Então, aparecendo um patrocinador, que banque a gente, a gente chega a uma segunda, terceira temporada. Porque a gente sabe o que quer contar e sabe até onde quer ir, mas sem dinheiro é complicado. Se você quiser ver mais episódios de Marotos, ajude divulgando o projeto, fazendo as doações, indicando patrocinadores mesmo que sejam pequenos… É um projeto que precisa da ajuda dos fãs. Porém, acabando Marotos, eu não pretendo mais fazer spin-offs, não. Porque você fazer um conteúdo sobre o qual você não tem os direitos e não pode receber por isso é gratificante por trabalhar em um universo que você ama, mas é complicado não poder receber por isso. Somos profissionais e somos muito gratos a tudo que o projeto nos traz, só que acredito que após Marotos, será hora de eu buscar outros projetos.
– Por fim, qual mensagem você passaria para alguém que esteja na dúvida de seguir pelo mundo do audiovisual?

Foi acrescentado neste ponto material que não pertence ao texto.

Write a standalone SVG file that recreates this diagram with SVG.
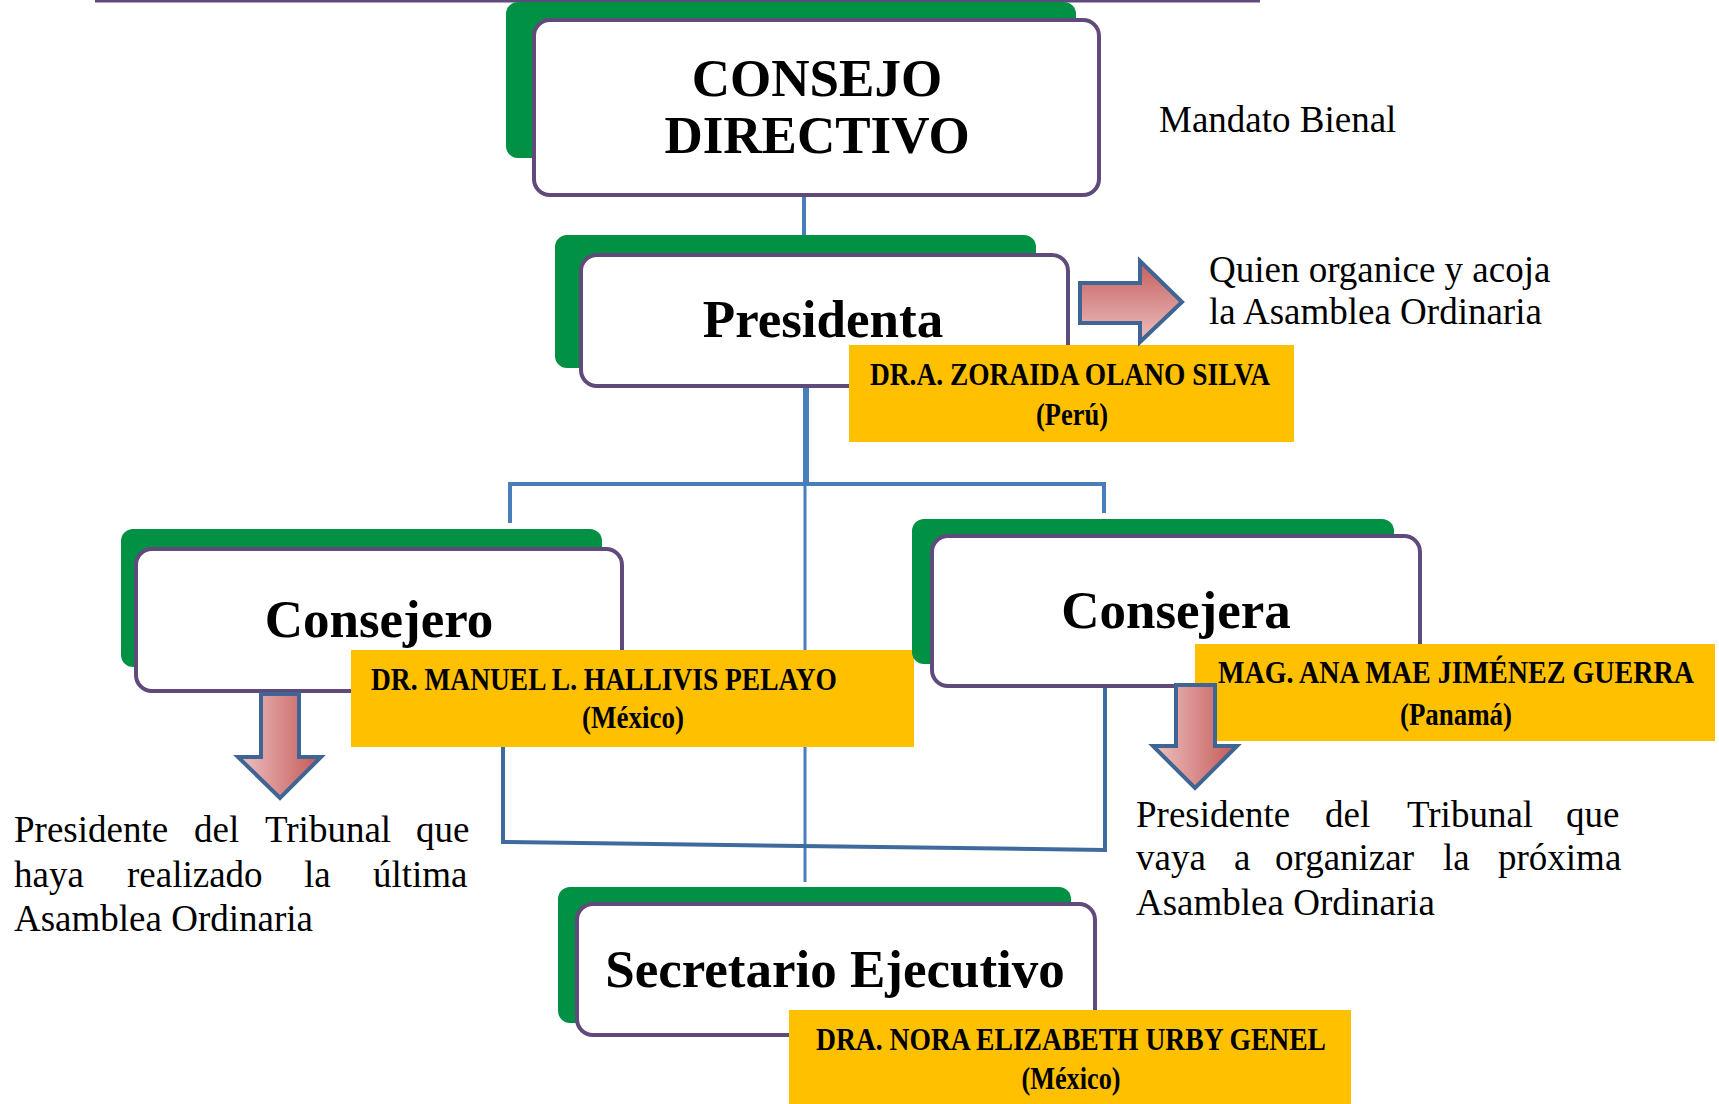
<svg xmlns="http://www.w3.org/2000/svg" width="1719" height="1104" viewBox="0 0 1719 1104">
  <defs>
    <linearGradient id="gradR" x1="0" y1="0" x2="0" y2="1">
      <stop offset="0" stop-color="#C65E5C"/>
      <stop offset="1" stop-color="#EBC0BF"/>
    </linearGradient>
    <linearGradient id="gradD" x1="0" y1="0" x2="1" y2="0">
      <stop offset="0" stop-color="#EDC3C2"/>
      <stop offset="1" stop-color="#C45856"/>
    </linearGradient>
    <style>
      .green{fill:#009145;}
      .box{fill:#FFFFFF;stroke:#604A7B;stroke-width:4;}
      .yellow{fill:#FFC000;}
      .title{font-family:"Liberation Serif","Times New Roman",serif;font-weight:bold;font-size:53px;fill:#000;text-anchor:middle;}
      .name{font-family:"Liberation Serif","Times New Roman",serif;font-weight:bold;font-size:31px;fill:#000;}
      .mid{text-anchor:middle;}
      .note{font-family:"Liberation Serif","Times New Roman",serif;font-size:37px;fill:#000;}
      .conn{stroke:#4A7EBB;fill:none;}
      .conn2{stroke:#3F6A9E;fill:none;stroke-width:4;}
      .arrow{stroke:#3E6593;stroke-width:4;stroke-linejoin:miter;}
    </style>
  </defs>
  <rect width="1719" height="1104" fill="#FFFFFF"/>

  <line x1="95" y1="1" x2="1260" y2="1" stroke="#604A7B" stroke-width="3"/>

  <g id="connectors">
    <line class="conn" x1="804" y1="197" x2="804" y2="236" stroke-width="4"/>
    <line class="conn" x1="806" y1="388" x2="806" y2="484" stroke-width="6"/>
    <polyline class="conn" points="510,523 510,484 1104,484 1104,513" stroke-width="4"/>
    <line class="conn" x1="805" y1="484" x2="805" y2="882" stroke-width="3"/>
    <polyline class="conn2" points="503,747 503,842 1105,850 1105,688"/>
  </g>

  <g id="consejo-directivo">
    <rect class="green" x="506" y="2" width="570" height="156" rx="12"/>
    <rect class="box" x="534" y="20" width="565" height="175" rx="16"/>
    <text class="title" x="817" y="96">CONSEJO</text>
    <text class="title" x="817" y="153">DIRECTIVO</text>
  </g>

  <g id="presidenta">
    <rect class="green" x="555" y="235" width="481" height="133" rx="12"/>
    <rect class="box" x="581" y="255" width="487" height="131" rx="16"/>
    <text class="title" x="823" y="337">Presidenta</text>
    <rect class="yellow" x="849" y="345" width="445" height="97"/>
    <text class="name mid" x="1070" y="385" textLength="400" lengthAdjust="spacingAndGlyphs">DR.A. ZORAIDA OLANO SILVA</text>
    <text class="name mid" x="1072" y="425" textLength="72" lengthAdjust="spacingAndGlyphs">(Perú)</text>
  </g>

  <g id="consejero">
    <rect class="green" x="121" y="529" width="481" height="138" rx="12"/>
    <rect class="box" x="136" y="549" width="486" height="142" rx="16"/>
    <text class="title" x="379" y="637">Consejero</text>
    <rect class="yellow" x="351" y="650" width="563" height="97"/>
    <text class="name mid" x="604" y="690" textLength="466" lengthAdjust="spacingAndGlyphs">DR. MANUEL L. HALLIVIS PELAYO</text>
    <text class="name mid" x="633" y="728" textLength="102" lengthAdjust="spacingAndGlyphs">(México)</text>
  </g>

  <g id="consejera">
    <rect class="green" x="912" y="519" width="482" height="145" rx="12"/>
    <rect class="box" x="932" y="536" width="488" height="150" rx="16"/>
    <text class="title" x="1176" y="628">Consejera</text>
    <rect class="yellow" x="1195" y="644" width="520" height="97"/>
    <text class="name mid" x="1456" y="683" textLength="476" lengthAdjust="spacingAndGlyphs">MAG. ANA MAE JIMÉNEZ GUERRA</text>
    <text class="name mid" x="1456" y="725" textLength="112" lengthAdjust="spacingAndGlyphs">(Panamá)</text>
  </g>

  <g id="secretario-ejecutivo">
    <rect class="green" x="558" y="887" width="513" height="136" rx="12"/>
    <rect class="box" x="577" y="904" width="518" height="131" rx="16"/>
    <text class="title" x="835" y="987">Secretario Ejecutivo</text>
    <rect class="yellow" x="789" y="1010" width="562" height="94"/>
    <text class="name mid" x="1071" y="1050" textLength="510" lengthAdjust="spacingAndGlyphs">DRA. NORA ELIZABETH URBY GENEL</text>
    <text class="name mid" x="1071" y="1089" textLength="99" lengthAdjust="spacingAndGlyphs">(México)</text>
  </g>

  <g id="nota-mandato">
    <text class="note" x="1159" y="132">Mandato Bienal</text>
  </g>

  <g id="nota-presidenta">
    <path class="arrow" fill="url(#gradR)" d="M1080,283 H1140 V261 L1182,302 L1140,342 V323 H1080 Z"/>
    <text class="note" x="1209" y="282">Quien organice y acoja</text>
    <text class="note" x="1209" y="324">la Asamblea Ordinaria</text>
  </g>

  <g id="nota-consejero">
    <path class="arrow" fill="url(#gradD)" d="M261,694 H299 V757 H321 L280,798 L238,757 H261 Z"/>
    <text class="note" y="842"><tspan x="14">Presidente</tspan> <tspan x="194">del</tspan> <tspan x="265">Tribunal</tspan> <tspan x="416">que</tspan></text>
    <text class="note" y="887"><tspan x="14">haya</tspan> <tspan x="127">realizado</tspan> <tspan x="304">la</tspan> <tspan x="373">última</tspan></text>
    <text class="note" x="14" y="931">Asamblea Ordinaria</text>
  </g>

  <g id="nota-consejera">
    <path class="arrow" fill="url(#gradD)" d="M1176,685 H1215 V746 H1237 L1195,788 L1153,746 H1176 Z"/>
    <text class="note" y="827"><tspan x="1136">Presidente</tspan> <tspan x="1325">del</tspan> <tspan x="1407">Tribunal</tspan> <tspan x="1566">que</tspan></text>
    <text class="note" y="870"><tspan x="1136">vaya</tspan> <tspan x="1234">a</tspan> <tspan x="1275">organizar</tspan> <tspan x="1443">la</tspan> <tspan x="1498">próxima</tspan></text>
    <text class="note" x="1136" y="915">Asamblea Ordinaria</text>
  </g>
</svg>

As pessoas têm um conceito muito deturpado de trabalhar com audiovisual. Tem aqueles que acham que é só balbúrdia e tem os que acham que é só o glamour e as entrevistas. Mas é uma profissão que, como qualquer outra, te exige muito estudo, te exige que você esteja sempre se especializando e renovando, porque o mercado é duro e te exige muito esforço. Como são muitas áreas de atuação, você precisa saber muito sobre elas. E como precisa de investimento, você acaba aprendendo muita coisa na prática. A faculdade é importante, mas talvez não seja necessária. Se você fizer um curso especializado, talvez seja melhor. Se você quiser trabalhar com sets, procure um lugar que te proporcione trabalhar com isso na prática, que você passe pelos perrengues e sinta na pele como é. A parte de como vender um filme, o que fazer com seu projeto depois de pensar no roteiro, como viabilizar seu projeto… Eu sinto que isso não foi passado tão bem pela faculdade e são partes essenciais para quem quer viver do audiovisual, sabe? São coisas que você acaba pegando na prática. Faça networking, seja paciente e busque crescer. Se você quiser entrar no mundo do audiovisual, entre sabendo das dificuldades que ele te proporciona. Mas assim, é algo muito gratificante. Para mim, estar em um set é uma sensação incrível! Estar produzindo arte com outras pessoas… Ah, é sempre bom lembrar que é um mundo de trabalho coletivo, então você precisa saber trabalhar com pessoas. Mas no final, todo o trabalho, o choro, os perrengues valem a pena. O foco tem que ser fazer arte e não se prender a querer fama. E se você sente que é com isso que você quer trabalhar, se joga! Vai de cabeça, corre atrás, busque indicações… Vai com tudo!